The Infertility MinefieldErin Loechner
Alternatively titled: I feel guilty for being pregnant.
She doesn’t make me feel that way, of course. In fact, she has been one of the most supportive influences in my life since becoming pregnant. She sends me sweet text messages saying “You’re 32 weeks today, Erin!” and leaves voicemails to tell me that wooden play gym I’ve been eyeing is finally on sale.
She’s one of my dearest friends. And she’s infertile. And I? I am very, very not.
Before we knew that it would be physically impossible for her to carry a child to term, I called her to share our exciting news: “I’m totally freaked out…happened way too fast…took one try…so unprepared.”
I cringe when I think of that phone conversation; when I think of what she must have been dealing with as she tried to feign excitement.

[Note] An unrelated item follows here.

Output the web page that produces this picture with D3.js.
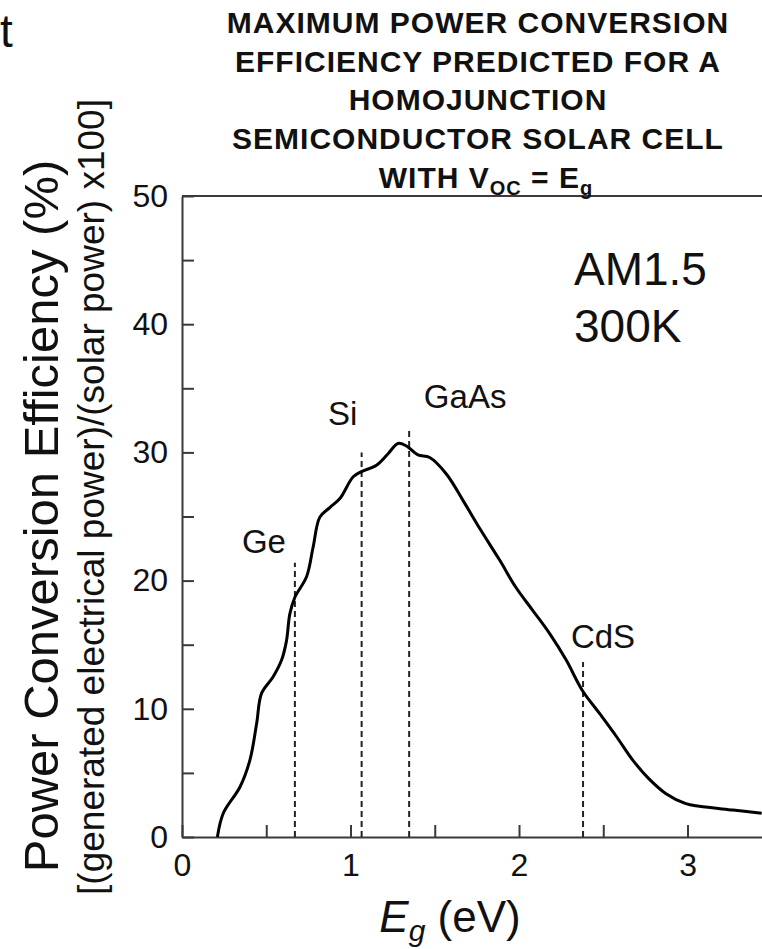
<!DOCTYPE html>
<html>
<head>
<meta charset="utf-8">
<script src="https://cdn.jsdelivr.net/npm/d3@7"></script>
<style>
	body { margin: 0; background: #fff; }
	svg { display: block; font-family: "Liberation Sans", Arial, Helvetica, sans-serif; }
</style>
</head>
<body>
<div id="chart"></div>
<script>
const WIDTH = 762, HEIGHT = 949

// band gap (eV) vs. max efficiency (%)
const bandGap = [0.21, 0.245, 0.344, 0.403, 0.443, 0.472, 0.541, 0.591, 0.62, 0.64, 0.67, 0.739, 0.778, 0.818, 0.877, 0.937, 1.016, 1.065, 1.154, 1.223, 1.282, 1.332, 1.40, 1.47, 1.57, 1.67, 1.77, 1.885, 1.98, 2.08, 2.18, 2.28, 2.375, 2.48, 2.58, 2.675, 2.77, 2.87, 2.99, 3.07, 3.27, 3.44]
const efficiency = [0, 1.85, 3.9, 6.0, 8.85, 11.2, 12.5, 13.8, 15.3, 17.4, 18.7, 20.3, 22.6, 24.95, 25.7, 26.4, 28.1, 28.5, 29.0, 29.9, 30.7, 30.5, 29.8, 29.6, 28.3, 26.2, 24.0, 21.6, 19.5, 17.7, 15.9, 13.8, 11.45, 9.6, 7.8, 6.0, 4.55, 3.4, 2.6, 2.4, 2.1, 1.85]

// semiconductor markers
const materials = ["Ge", "Si", "GaAs", "CdS"]
const materialGap = [0.67, 1.066, 1.348, 2.38]
const markerTop = [21.4, 30.0, 31.9, 13.65]

const xTicks = [0, 0.5, 1, 1.5, 2, 2.5, 3]
const yTicks = [0, 5, 10, 15, 20, 25, 30, 35, 40, 45, 50]

const titleLines = ["MAXIMUM POWER CONVERSION", "EFFICIENCY PREDICTED FOR A", "HOMOJUNCTION", "SEMICONDUCTOR SOLAR CELL"]

const svg = d3.select("#chart")
	.append("svg")
		.attr("width", WIDTH)
		.attr("height", HEIGHT)

// x: eV
const x = d3.scaleLinear()
	.domain([0, 3.442])
	.range([182, 762])

// y: percent
const y = d3.scaleLinear()
	.domain([0, 50])
	.range([837, 196])

const AXIS_COLOR = "#3a3a3a"

// axes, ticks point inward
const xAxis = d3.axisBottom(x)
	.tickValues(xTicks)
	.tickSizeInner(-12)
	.tickSizeOuter(0)
	.tickPadding(16)
	.tickFormat(d => Number.isInteger(d) ? d : "")

const yAxis = d3.axisLeft(y)
	.tickValues(yTicks)
	.tickSizeInner(-12)
	.tickSizeOuter(0)
	.tickPadding(14)
	.tickFormat(d => d % 10 === 0 ? d : "")

const gx = svg.append("g")
	.attr("transform", `translate(0, ${y(0)})`)
	.call(xAxis)

const gy = svg.append("g")
	.attr("transform", `translate(${x(0)}, 0)`)
	.call(yAxis)

for (const g of [gx, gy]) {
	g.select(".domain").attr("stroke", AXIS_COLOR).attr("stroke-width", 2)
	g.selectAll(".tick line").attr("stroke", AXIS_COLOR).attr("stroke-width", 2)
	g.selectAll(".tick text")
		.attr("font-size", 32)
		.attr("font-family", "Liberation Sans, Arial, sans-serif")
		.attr("fill", "#111")
}

// top frame
svg.append("line")
	.attr("x1", x(0)).attr("x2", x(x.domain()[1]))
	.attr("y1", y(50)).attr("y2", y(50))
	.attr("stroke", AXIS_COLOR)
	.attr("stroke-width", 2)

// dashed band-gap markers
svg.selectAll(".marker")
	.data(materials)
	.enter().append("line")
	.attr("class", "marker")
	.attr("x1", (d, i) => x(materialGap[i]))
	.attr("x2", (d, i) => x(materialGap[i]))
	.attr("y1", y(0))
	.attr("y2", (d, i) => y(markerTop[i]))
	.attr("stroke", "#222")
	.attr("stroke-width", 2)
	.attr("stroke-dasharray", "6,4")

// label nudges from marker top, px
const labelNudge = [[-31, -10], [-19, -27], [56, -20], [20, -14]]

svg.selectAll(".mat-label")
	.data(materials)
	.enter().append("text")
	.attr("class", "mat-label")
	.attr("x", (d, i) => x(materialGap[i]) + labelNudge[i][0])
	.attr("y", (d, i) => y(markerTop[i]) + labelNudge[i][1])
	.attr("text-anchor", "middle")
	.attr("font-size", 33)
	.attr("fill", "#111")
	.text(d => d)

// efficiency curve
const pts = bandGap.map((e, i) => [e, efficiency[i]])
const line = d3.line()
	.x(d => x(d[0]))
	.y(d => y(d[1]))
	.curve(d3.curveCatmullRom.alpha(0.5))

svg.append("path")
	.datum(pts)
	.attr("d", line)
	.attr("fill", "none")
	.attr("stroke", "#000")
	.attr("stroke-width", 3)
	.attr("stroke-linejoin", "round")

// AM1.5 / 300K
svg.append("text").attr("x", 574).attr("y", 285).attr("font-size", 46).attr("fill", "#111").text("AM1.5")
svg.append("text").attr("x", 574).attr("y", 342).attr("font-size", 46).attr("fill", "#111").text("300K")

// title
const title = svg.append("g")
	.attr("font-weight", "bold")
	.attr("font-size", 30)
	.attr("letter-spacing", 1)
	.attr("text-anchor", "middle")
	.attr("fill", "#111")

title.selectAll("text.tl")
	.data(titleLines)
	.enter().append("text")
	.attr("class", "tl")
	.attr("x", 478)
	.attr("y", (d, i) => 33 + i * 38.7)
	.text(d => d)

const last = title.append("text").attr("x", 486).attr("y", 188)
last.append("tspan").text("WITH V")
last.append("tspan").attr("font-size", 20).attr("dy", 7).text("OC")
last.append("tspan").attr("dy", -7).text(" = E")
last.append("tspan").attr("font-size", 20).attr("dy", 7).text("g")

// axis titles
const xt = svg.append("text")
	.attr("x", 450).attr("y", 932)
	.attr("text-anchor", "middle")
	.attr("font-size", 44)
	.attr("fill", "#111")
xt.append("tspan").attr("font-style", "italic").text("E")
xt.append("tspan").attr("font-style", "italic").attr("font-size", 30).attr("dy", 9).text("g")
xt.append("tspan").attr("dy", -9).text(" (eV)")

svg.append("text")
	.attr("transform", "translate(58, 516) rotate(-90)")
	.attr("text-anchor", "middle")
	.attr("font-size", 49)
	.attr("fill", "#111")
	.text("Power Conversion Efficiency (%)")

svg.append("text")
	.attr("transform", "translate(104, 497) rotate(-90)")
	.attr("text-anchor", "middle")
	.attr("font-size", 37)
	.attr("fill", "#111")
	.text("[(generated electrical power)/(solar power) x100]")

// stray letter at the page edge
svg.append("text").attr("x", 0).attr("y", 47).attr("font-size", 46).attr("fill", "#111").text("t")
</script>
</body>
</html>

It pains me to think that while I was spewing an emotionally-charged (and unknowingly insensitive) monologue, she was having her own internal conversation. That she would give anything to be sharing her exciting news; that it must be so nice to get pregnant on the first try and not deal with years of negative signs, blank tests, “not pregnant” readings.
And now? Fast forward seven months and we’re both facing the inevitable: I will soon birth a baby girl and she will be researching expensive adoption alternatives and surrogacy options.
And with every baby shower, bump photo and contraction I experience, I think of her. Of how I wish so badly that she could have this too. Of what a wonderful mother she will make, whether her future baby shares her root beer brown eyes and olive skin or not. Of how someday none of this will matter. We’ll be chattering on about college funds and sporting events and we’ll forget this awkwardness ever existed.
I think of how I want to tell her all of this, but I can’t. Not now. Not while I’m glowing and waddling and unintentionally shoving my placenta in her face.
Surrogacy and adoption are wonderful gifts, and I’m a firm believer that parenting doesn’t begin in the womb. Parenting begins when you meet the child you will devote your time, self and energy to. Whoever that child may be. Wherever that child may come from.
Whoever’s root beer brown eyes that child gazes at you with.
Because at the end of the day, my dearest friend will get to wipe the tears from those eyes – whatever color they may be. And I can’t wait to witness that miracle.
I suppose it’s time to tell her all of this. I suppose I just did.